I explained that we would neither make a silk screen or a quilt, but we WOULD make a print that looked like a small quilt:)

The students and I drew the basic composition out together, however, they had choices of placement for each horizontal or vertical they included in their design. When they added patterns, we used similar ones, but again, they chose where to use the patterns in their arrangement. Some students added smaller patterns in the bigger ones.

Just like the kinder project, color choice was up to them. I did suggest that they could use all the colors or they could limit them. For example, they could use just warm or cool colors, just 2 or 3 that they liked, just primary or analogous colors, etc.

We printed these the same way the kinders did, but then we also printed them again, immediately after the first print while the paper was still wet to transfer a ghost image. When we did this, I asked students if they wanted to print the plate in the same direction of the first or in a different direction. The ghost image was always a bit lighter than the first, but students then added more marker color directly to their print to balance out the color saturation in their design.

Printing patina.

Despite the time crunch, all the students were able to make their prints and touch them up as needed.
The kids and I were both "impressed" by the quality of their prints:)

Monday, January 28, 2013

repeating with lu. repeating with lu. repeating with lu.

You get the idea:)

This week with kinders and I are exploring bold colors, pattern, and printmaking with the help of Lu Summers, a textile designer who lives in far away England. Lu works a lot with pattern when she creates her screen printed fabrics and her hand pieced quilts. I really enjoy the hand drawn nature of her  printed patterns and the energy of shape and color in her quilt work.

I shared a few of her quilted pieces with the kinders (age 5) and talked about the bold colors and geometric shapes that we could see. I also pointed out some of the patterns present in her quilts, although these aren't as obvious as the ones in her screen printed designs. We talked a little bit about what quilts are and how they can be used to keep you warm and they can look "cool" too.
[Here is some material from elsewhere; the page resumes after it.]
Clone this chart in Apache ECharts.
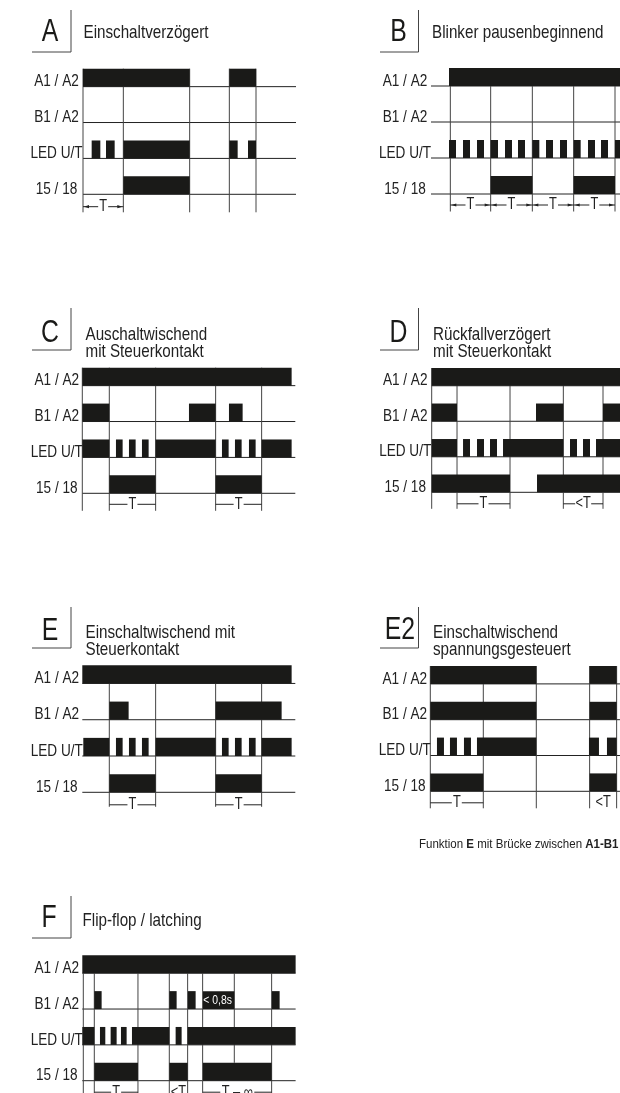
<!DOCTYPE html>
<html><head><meta charset="utf-8">
<style>html,body{margin:0;padding:0;background:#fff}#c{width:620px;height:1093px}</style>
<script src="https://cdn.jsdelivr.net/npm/echarts@6/dist/echarts.min.js"></script>
</head><body><div id="c"></div>
<script>
var FONT='"Liberation Sans",sans-serif';
var NARROW=0.8;
var INK='#1a1a18';
// row labels, top to bottom
var rowLabels=['A1 / A2','B1 / A2','LED U/T','15 / 18'];
// time unit: arbitrary, counted from each diagram's left edge
var spanA=639, spanB=567, spanC=639, spanD=565, spanE=639, spanE2=569, spanF=640;

var a_A1=[[0,320],[439,519]];
var a_B1=[];
var a_LED=[[26,52],[69,95],[121,320],[439,464],[495,519]];
var a_OUT=[[121,320]];
var a_marks=[0,121,320,439,519];
var a_dims=[[0,121,'T',1]];

var b_A1=[[54,567]];
var b_B1=[];
var b_LED=[[54,75],[96,117],[138,159],[179,201],[222,243],[261,282],[304,325],[345,366],[387,408],[428,449],[471,492],[510,531],[552,567]];
var b_OUT=[[179,304],[428,552]];
var b_marks=[58,179,304,428,552];
var b_dims=[[58,179,'T',1],[179,304,'T',1],[304,428,'T',1],[428,552,'T',1]];

var c_A1=[[0,628]];
var c_B1=[[0,81],[320,400],[440,481]];
var c_LED=[[0,81],[101,121],[140,160],[179,199],[220,400],[419,439],[458,478],[500,520],[538,628]];
var c_OUT=[[81,220],[400,538]];
var c_marks=[0,81,220,400,538];
var c_dims=[[81,220,'T',0],[400,538,'T',0]];

var d_A1=[[0,565]];
var d_B1=[[0,76],[313,395],[514,565]];
var d_LED=[[0,76],[94,115],[136,157],[175,196],[214,395],[415,436],[454,475],[493,565]];
var d_OUT=[[0,235],[316,565]];
var d_marks=[0,76,235,395,514];
var d_dims=[[76,235,'T',0],[395,514,'<T',0]];

var e_A1=[[0,628]];
var e_B1=[[81,139],[400,598]];
var e_LED=[[3,81],[101,121],[140,160],[179,199],[220,400],[419,439],[458,478],[500,520],[538,628]];
var e_OUT=[[81,220],[400,538]];
var e_marks=[81,220,400,538];
var e_dims=[[81,220,'T',0],[400,538,'T',0]];

var e2_A1=[[0,318],[478,559]];
var e2_B1=[[0,318],[478,559]];
var e2_LED=[[20,41],[59,80],[101,122],[140,318],[476,506],[530,559]];
var e2_OUT=[[0,159],[478,559]];
var e2_marks=[0,159,318,478,559];
var e2_dims=[[0,159,'T',0],[478,559,'<T',2]];

var f_A1=[[0,640]];
var f_B1=[[36,58],[261,283],[317,340],[362,456],[569,592]];
var f_LED=[[0,36],[53,69],[85,103],[116,133],[149,261],[280,298],[316,640]];
var f_OUT=[[36,167],[261,316],[362,568]];
var f_marks=[3,36,167,261,316,361,568];
var f_shortMarks=[456];
var f_dims=[[36,167,'T',0],[261,316,'<T',2],[362,568,'T – ∞',0]];

var panels=[
 {letter:'A', sub:['Einschaltverzögert'], span:spanA, rows:[a_A1,a_B1,a_LED,a_OUT], marks:a_marks, dims:a_dims,
  x:83,top:68.7,bottom:194.3,lm:26.5,markTop:3.5,markBottom:18,dimY:12.4,cx:71,cy:52,cl:32,ct:10,lx:50,ly:32,sx:83.5,sy:33},
 {letter:'B', sub:['Blinker pausenbeginnend'], span:spanB, rows:[b_A1,b_B1,b_LED,b_OUT], marks:b_marks, dims:b_dims,
  x:431,top:68,bottom:194,lm:26,markTop:3.5,markBottom:17.5,dimY:11,cx:418.5,cy:52,cl:380,ct:10,lx:398.5,ly:32,sx:432,sy:33},
 {letter:'C', sub:['Auschaltwischend','mit Steuerkontakt'], span:spanC, rows:[c_A1,c_B1,c_LED,c_OUT], marks:c_marks, dims:c_dims,
  x:82.3,top:367.7,bottom:493.3,lm:25.5,markTop:3.5,markBottom:17.5,dimY:11,cx:71,cy:350,cl:32,ct:308,lx:50,ly:333,sx:85.5,sy:335},
 {letter:'D', sub:['Rückfallverzögert','mit Steuerkontakt'], span:spanD, rows:[d_A1,d_B1,d_LED,d_OUT], marks:d_marks, dims:d_dims,
  x:431.7,top:368,bottom:492.3,lm:26.5,markTop:3.5,markBottom:16.5,dimY:11.5,cx:418.5,cy:350,cl:380,ct:308,lx:398.5,ly:333,sx:433,sy:335},
 {letter:'E', sub:['Einschaltwischend mit','Steuerkontakt'], span:spanE, rows:[e_A1,e_B1,e_LED,e_OUT], marks:e_marks, dims:e_dims,
  x:82.3,top:665.3,bottom:792.3,lm:25.5,markTop:3,markBottom:14.5,dimY:12.5,cx:71,cy:648,cl:32,ct:607,lx:50,ly:631,sx:85.5,sy:632.5},
 {letter:'E2', sub:['Einschaltwischend','spannungsgesteuert'], span:spanE2, rows:[e2_A1,e2_B1,e2_LED,e2_OUT], marks:e2_marks, dims:e2_dims,
  x:430.3,top:666,bottom:791.3,lm:25.5,markTop:3.5,markBottom:17,dimY:11.5,cx:418.5,cy:648,cl:380,ct:607,lx:400,ly:630,sx:433,sy:632.5},
 {letter:'F', sub:['Flip-flop / latching'], span:spanF, rows:[f_A1,f_B1,f_LED,f_OUT], marks:f_marks, shortMarks:f_shortMarks, dims:f_dims,
  x:82.3,top:955.3,bottom:1080.7,lm:25.5,markTop:3,markBottom:14,dimY:11.5,cx:71,cy:938,cl:32,ct:896,lx:49,ly:918,sx:82.5,sy:921}
];
var f_note=[[406,2.25,'< 0,8s']];

function nText(x,y,text,size,fill,align){
  return {type:'text',x:x,y:y,scaleX:NARROW,style:{x:0,y:0,text:text,textAlign:align,align:align,textVerticalAlign:'middle',verticalAlign:'middle',font:size+'px '+FONT,fill:fill}};
}
var grids=[],xAxes=[],yAxes=[],series=[],graphics=[];
panels.forEach(function(p,i){
  grids.push({left:p.x,top:p.top,width:p.span/3,height:p.bottom-p.top});
  xAxes.push({gridIndex:i,type:'value',min:0,max:p.span,show:false});
  yAxes.push({gridIndex:i,type:'value',min:0,max:3.5,show:false});
  // baselines and row labels
  series.push({type:'custom',xAxisIndex:i,yAxisIndex:i,clip:false,silent:true,z:1,
    data:rowLabels.map(function(_,k){return [0,3-k];}),
    renderItem:function(params,api){
      var a=api.coord([0,api.value(1)]), b=api.coord([p.span,api.value(1)]);
      var l=nText(a[0]-p.lm,a[1]-5,rowLabels[params.dataIndex],17,'#222','center');
      return {type:'group',children:[{type:'line',shape:{x1:a[0],y1:a[1],x2:b[0],y2:b[1]},style:{stroke:'#222',lineWidth:1}},l]};
    }});
  // vertical time marks
  var allMarks=p.marks.map(function(t){return [t,0];}).concat((p.shortMarks||[]).map(function(t){return [t,1];}));
  series.push({type:'custom',xAxisIndex:i,yAxisIndex:i,clip:false,silent:true,z:1,
    data:allMarks,
    renderItem:function(params,api){
      var a=api.coord([api.value(0),p.markTop]), b=api.coord([api.value(0),0]), s=api.coord([api.value(0),0.5]);
      var y2=api.value(1)?s[1]:b[1]+p.markBottom;
      return {type:'line',shape:{x1:a[0],y1:a[1],x2:a[0],y2:y2},style:{stroke:'#444',lineWidth:1}};
    }});
  // signal bars
  var bars=[];
  p.rows.forEach(function(r,ri){r.forEach(function(s){bars.push([3-ri,s[0],s[1]]);});});
  series.push({type:'custom',xAxisIndex:i,yAxisIndex:i,clip:false,silent:true,z:2,
    data:bars,
    renderItem:function(params,api){
      var a=api.coord([api.value(1),api.value(0)+0.5]), b=api.coord([api.value(2),api.value(0)]);
      return {type:'rect',shape:{x:a[0],y:a[1],width:b[0]-a[0],height:b[1]-a[1]},style:{fill:INK}};
    }});
  // T dimensions
  series.push({type:'custom',xAxisIndex:i,yAxisIndex:i,clip:false,silent:true,z:3,
    data:p.dims.map(function(d){return [d[0],d[1]];}),
    renderItem:function(params,api){
      var d=p.dims[params.dataIndex];
      var a=api.coord([api.value(0),0]), b=api.coord([api.value(1),0]), y=a[1]+p.dimY, cx=(a[0]+b[0])/2;
      var ch=[];
      var gap=d[2].length*3+2;
      if(d[3]!==2){
        ch.push({type:'line',shape:{x1:a[0],y1:y,x2:cx-gap,y2:y},style:{stroke:'#222',lineWidth:1}});
        ch.push({type:'line',shape:{x1:cx+gap,y1:y,x2:b[0],y2:y},style:{stroke:'#222',lineWidth:1}});
      }
      if(d[3]===1){
        ch.push({type:'polygon',shape:{points:[[a[0]+1,y],[a[0]+6,y-1.6],[a[0]+6,y+1.6]]},style:{fill:'#222'}});
        ch.push({type:'polygon',shape:{points:[[b[0]-1,y],[b[0]-6,y-1.6],[b[0]-6,y+1.6]]},style:{fill:'#222'}});
      }
      ch.push(nText(cx,y,d[2],16,'#222','center'));
      return {type:'group',children:ch};
    }});
  // heading
  graphics.push({type:'polyline',z:5,shape:{points:[[p.cx,p.ct],[p.cx,p.cy],[p.cl,p.cy]]},style:{fill:null,stroke:'#444',lineWidth:1}});
  graphics.push(Object.assign(nText(p.lx,p.ly,p.letter,31,'#1a1a18','center'),{z:5}));
  p.sub.forEach(function(s,k){
    graphics.push(Object.assign(nText(p.sx,p.sy+k*17,s,19,'#222','left'),{z:5}));
  });
});
// white note inside the F bar
var iF=panels.length-1;
series.push({type:'custom',xAxisIndex:iF,yAxisIndex:iF,clip:false,silent:true,z:6,
  data:f_note.map(function(n){return [n[0],n[1]];}),
  renderItem:function(params,api){
    var c=api.coord([api.value(0),api.value(1)]);
    return nText(c[0],c[1],f_note[params.dataIndex][2],13,'#fff','center');
  }});
graphics.push({type:'text',z:5,x:618.5,y:844,scaleX:0.885,style:{x:0,y:0,textAlign:'right',textVerticalAlign:'middle',
  rich:{r:{fontFamily:FONT,fontSize:13,fill:'#222'},b:{fontFamily:FONT,fontSize:13,fontWeight:'bold',fill:'#222'}},
  text:'{r|Funktion }{b|E}{r| mit Brücke zwischen }{b|A1-B1}'}});

var chart=echarts.init(document.getElementById('c'),null,{renderer:'canvas'});
chart.setOption({animation:false,backgroundColor:'#fff',grid:grids,xAxis:xAxes,yAxis:yAxes,series:series,graphic:{elements:graphics}});
</script></body></html>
The image that we focused on for our compositions was an image I had "pinned" a while back. I discovered today that this is actually a section of a larger work. I knew the piece was small due to the pins present in the photo, but I didn't make the connection to the larger piece until after my last class left for the day.

You can see the smaller section in the upper right corner.

Instead of drawing our image directly on paper or painting it, we used styrofoam plates to make a relief print of the image. When we started I talked about how we would use the material their lunch trays were made of to make a stamp. I modeled the process quickly for them and off we went.

We drew out our compositions together. We broke up the surface into 3 or 4 shapes with horizontal and vertical lines. We then used letters to help us create the patterns in the design. Lower case L's, upper case U's, V's and W's, and a few O's. Once the designs were drawn we added color patterns to the different areas. I emphasized not putting their hands on the areas they colored because it wipes off the surface so easily.

When students finished, they came to the back of our center table and we printed the plates. I wet the paper with a spray bottle and sponge over it to even the water layer out, and then we transfer the image together. This is my favorite part of the project, seeing and hearing the kids' reactions to seeing how the image transfered. It's cool when I do my own prints, but it's especially cool when I help kids with this experience for the first time. It's the magic of printmaking:)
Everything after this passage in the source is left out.